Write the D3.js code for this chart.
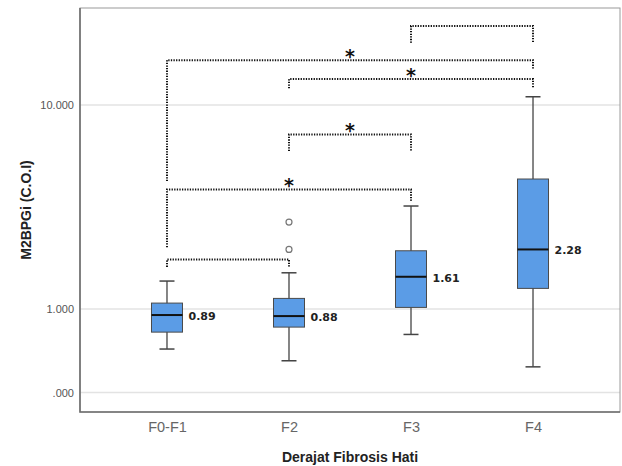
<!DOCTYPE html>
<html>
<head>
<meta charset="utf-8">
<script src="https://cdn.jsdelivr.net/npm/d3@7"></script>
<style>
  body { margin: 0; background: #fff; }
  svg { display: block; }
</style>
</head>
<body>
<script>
const [width, height] = [622, 466]
const margin = { top: 8, right: 2, bottom: 54, left: 80 }

// data
const categories = ["F0-F1", "F2", "F3", "F4"]
const whiskerLow = [0.637, 0.558, 0.751, 0.521]
const q1 = [0.771, 0.816, 1.019, 1.263]
const median = [0.935, 0.924, 1.44, 1.96]
const q3 = [1.070, 1.128, 1.931, 4.34]
const whiskerHigh = [1.372, 1.506, 3.20, 10.98]
const medianLabels = ["0.89", "0.88", "1.61", "2.28"]
const outliers = [["F2", 1.96], ["F2", 2.67]]

const yTickValues = [10, 1, 0.39]
const yTickLabels = ["10.000", "1.000", ".000"]

// significance brackets: from, to, bar level, left leg end, right leg end, star
const brackets = [
  ["F0-F1", "F2", 1.75, 1.61, 1.61, false],
  ["F0-F1", "F3", 3.86, 2.01, 3.36, true],
  ["F2", "F3", 7.18, 5.95, 5.95, true],
  ["F2", "F4", 13.4, 12.08, 12.08, true],
  ["F0-F1", "F4", 16.6, 4.24, 15.1, true],
  ["F3", "F4", 24.4, 20.2, 20.2, false]
]

const svg = d3.select("body").append("svg")
  .attr("width", width)
  .attr("height", height)

const x = d3.scalePoint()
  .domain(categories)
  .range([margin.left, width - margin.right])
  .padding(0.713)

const y = d3.scaleLog()
  .domain([0.313, 29.9])
  .range([height - margin.bottom, margin.top])

// gridlines
svg.append("g")
  .selectAll("line")
  .data(yTickValues)
  .enter()
  .append("line")
    .attr("x1", margin.left)
    .attr("x2", width - margin.right)
    .attr("y1", d => y(d))
    .attr("y2", d => y(d))
    .attr("stroke", "#e3e3e3")
    .attr("stroke-width", 1.5)

// frame
svg.append("rect")
  .attr("x", margin.left)
  .attr("y", margin.top)
  .attr("width", width - margin.right - margin.left)
  .attr("height", height - margin.bottom - margin.top)
  .attr("fill", "none")
  .attr("stroke", "#9a9a9a")
  .attr("stroke-width", 1)
svg.append("path")
  .attr("d", `M${margin.left},${margin.top}V${height - margin.bottom}H${width - margin.right}`)
  .attr("fill", "none")
  .attr("stroke", "#6e6e6e")
  .attr("stroke-width", 1.6)

// y axis labels
const yAxis = svg.append("g")
  .attr("transform", `translate(${margin.left - 6},0)`)
  .call(d3.axisLeft(y).tickValues(yTickValues).tickSize(0).tickPadding(0)
    .tickFormat((d, i) => yTickLabels[i]))
yAxis.select(".domain").remove()
yAxis.selectAll("text")
  .attr("font-family", "Liberation Sans, Arial, sans-serif")
  .attr("font-size", "11px")
  .attr("fill", "#555")

// x axis labels
const xAxis = svg.append("g")
  .attr("transform", `translate(0,${height - margin.bottom})`)
  .call(d3.axisBottom(x).tickSize(0).tickPadding(10))
xAxis.select(".domain").remove()
xAxis.selectAll("text")
  .attr("font-family", "Liberation Sans, Arial, sans-serif")
  .attr("font-size", "14.5px")
  .attr("fill", "#666")

// axis titles
svg.append("text")
  .text("Derajat Fibrosis Hati")
  .attr("x", (margin.left + width - margin.right) / 2)
  .attr("y", 462)
  .attr("text-anchor", "middle")
  .attr("font-family", "Liberation Sans, Arial, sans-serif")
  .attr("font-weight", "bold")
  .attr("font-size", "14px")
  .attr("fill", "#222")

svg.append("text")
  .text("M2BPGi (C.O.I)")
  .attr("transform", `translate(31,${(margin.top + height - margin.bottom) / 2}) rotate(-90)`)
  .attr("text-anchor", "middle")
  .attr("font-family", "Liberation Sans, Arial, sans-serif")
  .attr("font-weight", "bold")
  .attr("font-size", "14px")
  .attr("fill", "#222")

// boxes
const boxWidth = 31
const capWidth = 15
const boxes = svg.append("g")
  .selectAll("g")
  .data(categories)
  .enter()
  .append("g")

boxes.append("line")
  .attr("x1", d => x(d))
  .attr("x2", d => x(d))
  .attr("y1", (d, i) => y(whiskerLow[i]))
  .attr("y2", (d, i) => y(whiskerHigh[i]))
  .attr("stroke", "#444")
  .attr("stroke-width", 1.3)

boxes.selectAll(".cap")
  .data((d, i) => [[d, whiskerLow[i]], [d, whiskerHigh[i]]])
  .enter()
  .append("line")
    .attr("x1", d => x(d[0]) - capWidth / 2)
    .attr("x2", d => x(d[0]) + capWidth / 2)
    .attr("y1", d => y(d[1]))
    .attr("y2", d => y(d[1]))
    .attr("stroke", "#444")
    .attr("stroke-width", 1.5)

boxes.append("rect")
  .attr("x", d => x(d) - boxWidth / 2)
  .attr("y", (d, i) => y(q3[i]))
  .attr("width", boxWidth)
  .attr("height", (d, i) => y(q1[i]) - y(q3[i]))
  .attr("fill", "#5b9ce6")
  .attr("stroke", "#4a4a4a")
  .attr("stroke-width", 1)

boxes.append("line")
  .attr("x1", d => x(d) - boxWidth / 2)
  .attr("x2", d => x(d) + boxWidth / 2)
  .attr("y1", (d, i) => y(median[i]))
  .attr("y2", (d, i) => y(median[i]))
  .attr("stroke", "#111")
  .attr("stroke-width", 2)

boxes.append("text")
  .text((d, i) => medianLabels[i])
  .attr("x", d => x(d) + boxWidth / 2 + 6)
  .attr("y", (d, i) => y(median[i]) + 2)
  .attr("dominant-baseline", "middle")
  .attr("font-family", "DejaVu Sans, sans-serif")
  .attr("font-weight", "bold")
  .attr("font-size", "11px")
  .attr("fill", "#222")

// outliers
svg.append("g")
  .selectAll("circle")
  .data(outliers)
  .enter()
  .append("circle")
    .attr("cx", d => x(d[0]))
    .attr("cy", d => y(d[1]))
    .attr("r", 3)
    .attr("fill", "#fff")
    .attr("stroke", "#777")
    .attr("stroke-width", 1.2)

// significance brackets
const sig = svg.append("g")
sig.selectAll("path")
  .data(brackets)
  .enter()
  .append("path")
    .attr("d", d => `M${x(d[0])},${y(d[3])}V${y(d[2])}H${x(d[1])}V${y(d[4])}`)
    .attr("fill", "none")
    .attr("stroke", "#111")
    .attr("stroke-width", 2)
    .attr("stroke-dasharray", "1.3,1.3")

sig.selectAll("text")
  .data(brackets.filter(d => d[5]))
  .enter()
  .append("text")
    .text("*")
    .attr("x", d => (x(d[0]) + x(d[1])) / 2)
    .attr("y", d => y(d[2]) + 3)
    .attr("text-anchor", "middle")
    .attr("font-family", "DejaVu Sans, sans-serif")
    .attr("font-weight", "bold")
    .attr("font-size", "19px")
    .attr("fill", "#111")
</script>
</body>
</html>
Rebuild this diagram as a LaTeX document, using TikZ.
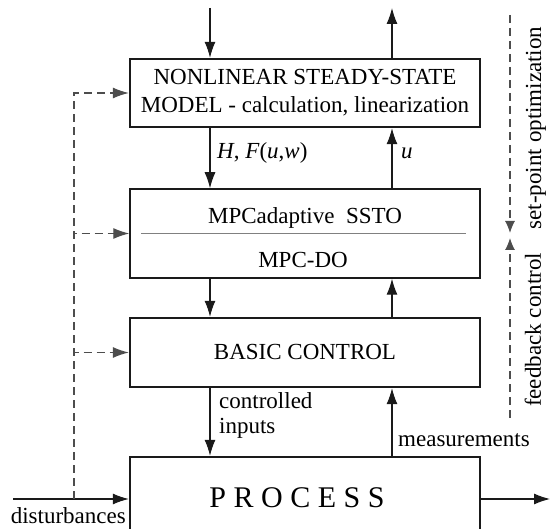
\documentclass[tikz,border=0pt]{standalone}
\usepackage{fontspec}
\setmainfont{Liberation Serif}
\usetikzlibrary{arrows.meta}
\definecolor{ink}{HTML}{1A1A1A}
\definecolor{dashgray}{HTML}{4D4D4D}
\definecolor{rulegray}{HTML}{808080}

\begin{document}
\begin{tikzpicture}[x=1pt,y=-1pt,
  lbl/.style={font=\fontsize{23}{28}\selectfont, inner sep=0pt},
  blk/.style={draw=ink, line width=2.4pt, minimum width=350pt, inner sep=0pt, lbl},
  sig/.style={draw=ink, line width=1.1pt, -{Latex[length=16pt,width=11pt]}},
  dsh/.style={draw=dashgray, line width=1.1pt, dash pattern=on 8pt off 5pt, -{Latex[length=16pt,width=11pt]}}]
  \useasboundingbox (0,0) rectangle (550,529);
  \clip (0,0) rectangle (550,529);
  \node[blk, minimum height=68pt, align=center] (model) at (305,93) {NONLINEAR STEADY-STATE\\MODEL - calculation, linearization};
  \node[blk, line width=1.5pt, minimum height=89pt] (mpc) at (305,233.5) {};
  \node[lbl] (ssto) at (305,218) {MPCadaptive\ \ SSTO};
  \node[lbl] (mpcdo) at (303,260) {MPC-DO};
  \draw[rulegray, line width=1.4pt] ([xshift=12pt]mpc.west) -- ([xshift=-15pt]mpc.east);
  \node[blk, minimum height=69pt] (basic) at (305,352.5) {BASIC CONTROL};
  \node[blk, minimum height=84pt] (process) at (305,499) {};
  \node[inner sep=0pt, font=\fontsize{30}{36}\selectfont] (ptxt) at (297,498) {P R O C E S S};
  % signal labels
  \node[lbl, anchor=west] (hfw) at (217,153) {\textit{H}, \textit{F}(\textit{u},\textit{w})};
  \node[lbl, anchor=west] (ulb) at (401,153) {\textit{u}};
  \node[lbl, anchor=west, align=left, font=\fontsize{23}{25}\selectfont] (cin) at (219,415.5) {controlled\\inputs};
  \node[lbl, anchor=west] (meas) at (398,440) {measurements};
  \node[lbl, anchor=east] (dist) at (126,516) {disturbances};
  \node[lbl, rotate=90] (spo) at (536,128) {set-point optimization};
  \node[lbl, rotate=90] (fbc) at (533,330) {feedback control};
  \coordinate (xin) at (210,8);
  \coordinate (xout) at (392,8);
  \coordinate (dsrc) at (13,499);
  \coordinate (dj) at (74,499);
  \coordinate (pout) at (550,499);
  \coordinate (spa) at (510,15);
  \coordinate (spb) at (510,233);
  \coordinate (fba) at (510,418);
  \coordinate (fbb) at (510,238);
  % vertical signals
  \draw[sig] (xin) -- (xin |- model.north);
  \draw[sig] (xout |- model.north) -- (xout);
  \draw[sig] (xin |- model.south) -- (xin |- mpc.north);
  \draw[sig] (xout |- mpc.north) -- (xout |- model.south);
  \draw[sig] (xin |- mpc.south) -- (xin |- basic.north);
  \draw[sig] (xout |- basic.north) -- (xout |- mpc.south);
  \draw[sig] (xin |- basic.south) -- (xin |- process.north);
  \draw[sig] (xout |- process.north) -- (xout |- basic.south);
  % disturbances
  \draw[sig] (dsrc) -- (process.west);
  \draw[sig] (process.east) -- (pout);
  \draw[dsh] (dj) |- (model.west);
  \draw[dsh] (dj) |- (mpc.west);
  \draw[dsh] (dj) |- (basic.west);
  % control layers
  \draw[dsh, -{Latex[length=12pt,width=10pt]}] (spa) -- (spb);
  \draw[dsh, -{Latex[length=12pt,width=10pt]}] (fba) -- (fbb);
\end{tikzpicture}
\end{document}
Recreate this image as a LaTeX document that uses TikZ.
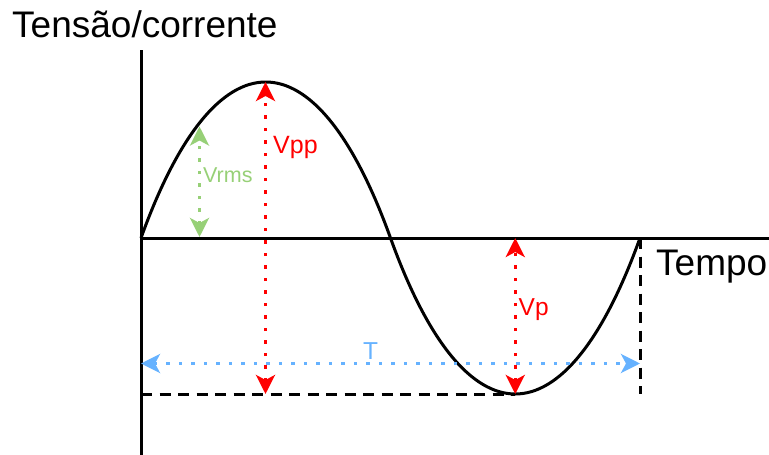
------------------------
* **Stated problem**: Begin at the first line of the data above and repeat each line exactly, stopping after the line containing "54, left: 80". Omit the pictures.

* **Task output**:
Write the D3.js code for this chart.
<!DOCTYPE html>
<html>
<head>
<meta charset="utf-8">
<script src="https://cdn.jsdelivr.net/npm/d3@7"></script>
<style>
  body { margin: 0; background: #fff; }
  svg { display: block; }
</style>
</head>
<body>
<script>
const [width, height] = [622, 466]
const margin = { top: 8, right: 2, bottom: 54, left: 80 }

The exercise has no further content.